Amundsen Sea Sea-Ice Variability, Atmospheric Circulation, and Spatial Variations in Snow Isotopic Composition from New West Antarctic Firn Cores
Alison Criscitiello, Ph.D., 2014
Sarah Das, Advisor
Recent work has documented dramatic changes in the West Antarctic Ice Sheet (WAIS) over the past 30 years due largely to the influence of the marine environment. WAIS is particularly vulnerable to large-scale atmospheric dynamics that remotely influence the transport of marine aerosols to the ice sheet. Understanding seasonal- to decadal-scale changes in the marine influence on WAIS is vital to our ability to predict future change.
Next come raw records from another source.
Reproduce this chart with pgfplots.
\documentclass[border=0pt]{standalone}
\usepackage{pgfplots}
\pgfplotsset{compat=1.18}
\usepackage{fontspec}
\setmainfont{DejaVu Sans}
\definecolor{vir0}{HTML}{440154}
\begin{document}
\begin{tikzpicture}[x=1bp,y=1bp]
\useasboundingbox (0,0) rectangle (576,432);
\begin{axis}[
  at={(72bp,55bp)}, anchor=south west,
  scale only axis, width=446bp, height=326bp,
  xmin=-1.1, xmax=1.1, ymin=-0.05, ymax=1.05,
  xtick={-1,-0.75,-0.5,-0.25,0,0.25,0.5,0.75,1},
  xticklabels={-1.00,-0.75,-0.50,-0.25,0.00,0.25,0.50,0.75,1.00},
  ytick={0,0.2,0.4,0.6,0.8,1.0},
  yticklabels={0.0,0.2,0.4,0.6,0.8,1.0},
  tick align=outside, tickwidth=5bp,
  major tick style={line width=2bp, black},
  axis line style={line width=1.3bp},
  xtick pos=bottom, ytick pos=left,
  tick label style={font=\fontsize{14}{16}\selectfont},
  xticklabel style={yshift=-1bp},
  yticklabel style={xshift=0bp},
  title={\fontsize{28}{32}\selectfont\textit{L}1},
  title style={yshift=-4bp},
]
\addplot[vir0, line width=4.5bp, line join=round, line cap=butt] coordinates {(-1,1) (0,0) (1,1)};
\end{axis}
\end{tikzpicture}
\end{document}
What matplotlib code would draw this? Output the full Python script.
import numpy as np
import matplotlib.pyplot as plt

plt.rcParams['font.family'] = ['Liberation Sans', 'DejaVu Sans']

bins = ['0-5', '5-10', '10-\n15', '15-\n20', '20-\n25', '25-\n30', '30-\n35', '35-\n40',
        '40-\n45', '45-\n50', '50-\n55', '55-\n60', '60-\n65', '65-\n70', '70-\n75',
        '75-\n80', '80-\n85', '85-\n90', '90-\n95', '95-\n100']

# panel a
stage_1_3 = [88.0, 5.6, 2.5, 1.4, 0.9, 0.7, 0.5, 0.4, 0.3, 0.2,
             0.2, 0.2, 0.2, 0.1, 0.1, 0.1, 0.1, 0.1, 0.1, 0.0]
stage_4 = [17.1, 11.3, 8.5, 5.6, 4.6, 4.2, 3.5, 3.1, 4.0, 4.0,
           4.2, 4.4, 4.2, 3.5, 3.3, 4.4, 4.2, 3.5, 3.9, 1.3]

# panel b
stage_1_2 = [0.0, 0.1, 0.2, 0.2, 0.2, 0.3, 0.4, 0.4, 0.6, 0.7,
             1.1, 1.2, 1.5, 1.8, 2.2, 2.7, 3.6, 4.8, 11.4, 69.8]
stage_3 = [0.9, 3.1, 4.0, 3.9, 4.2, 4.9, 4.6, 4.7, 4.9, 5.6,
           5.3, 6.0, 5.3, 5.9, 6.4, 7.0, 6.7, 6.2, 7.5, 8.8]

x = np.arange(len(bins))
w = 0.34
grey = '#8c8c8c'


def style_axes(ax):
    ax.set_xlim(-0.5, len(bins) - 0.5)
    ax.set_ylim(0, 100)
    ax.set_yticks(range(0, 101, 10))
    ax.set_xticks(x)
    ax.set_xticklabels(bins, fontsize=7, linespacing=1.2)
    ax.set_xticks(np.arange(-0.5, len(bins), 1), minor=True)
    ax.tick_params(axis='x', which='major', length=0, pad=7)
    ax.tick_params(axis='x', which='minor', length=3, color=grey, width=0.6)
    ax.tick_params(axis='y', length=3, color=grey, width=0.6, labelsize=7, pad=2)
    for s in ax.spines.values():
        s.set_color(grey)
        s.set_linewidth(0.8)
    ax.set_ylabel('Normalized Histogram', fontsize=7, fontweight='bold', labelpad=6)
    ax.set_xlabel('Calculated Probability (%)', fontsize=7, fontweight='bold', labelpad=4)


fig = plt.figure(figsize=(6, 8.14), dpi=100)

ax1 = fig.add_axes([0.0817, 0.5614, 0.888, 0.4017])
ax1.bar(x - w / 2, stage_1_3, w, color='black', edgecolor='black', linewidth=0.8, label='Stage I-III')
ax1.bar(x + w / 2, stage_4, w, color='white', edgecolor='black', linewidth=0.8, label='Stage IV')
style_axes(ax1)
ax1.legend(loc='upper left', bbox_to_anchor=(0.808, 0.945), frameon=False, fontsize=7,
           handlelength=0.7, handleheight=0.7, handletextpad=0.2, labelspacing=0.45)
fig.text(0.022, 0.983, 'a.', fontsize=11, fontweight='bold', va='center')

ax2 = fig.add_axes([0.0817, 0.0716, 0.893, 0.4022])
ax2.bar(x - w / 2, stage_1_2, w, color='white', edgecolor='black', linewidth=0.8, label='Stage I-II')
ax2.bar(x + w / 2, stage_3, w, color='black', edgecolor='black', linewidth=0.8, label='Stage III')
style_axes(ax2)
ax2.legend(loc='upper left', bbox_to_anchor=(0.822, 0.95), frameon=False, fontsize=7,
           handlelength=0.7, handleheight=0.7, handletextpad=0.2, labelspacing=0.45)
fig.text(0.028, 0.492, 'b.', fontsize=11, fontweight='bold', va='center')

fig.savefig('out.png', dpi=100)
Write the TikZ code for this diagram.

In this thesis, I develop tools that enable us to reconstruct the source and transport variability of marine aerosols to West Antarctica in the past. Results indicate that firn-core glaciochemical records from this dynamic region may provide a proxy for reconstructing Amundsen Sea and Pine Island Bay polynya variability prior to the satellite era. I show that source and transport of marine aerosols and the isotopic signal to WAIS are controlled by remote atmospheric forcing, linking local dynamics with large-scale teleconnections to the tropics. Finally, I investigate longer-term (~200 year) ocean and ice-sheet changes using the methods and results gleaned from the previous work. I utilize sea-ice proxies to reconstruct long-term changes in sea-ice and polynya variability in the Amundsen Sea, and show that the tropics remotely influence West Antarctica over decadal timescales.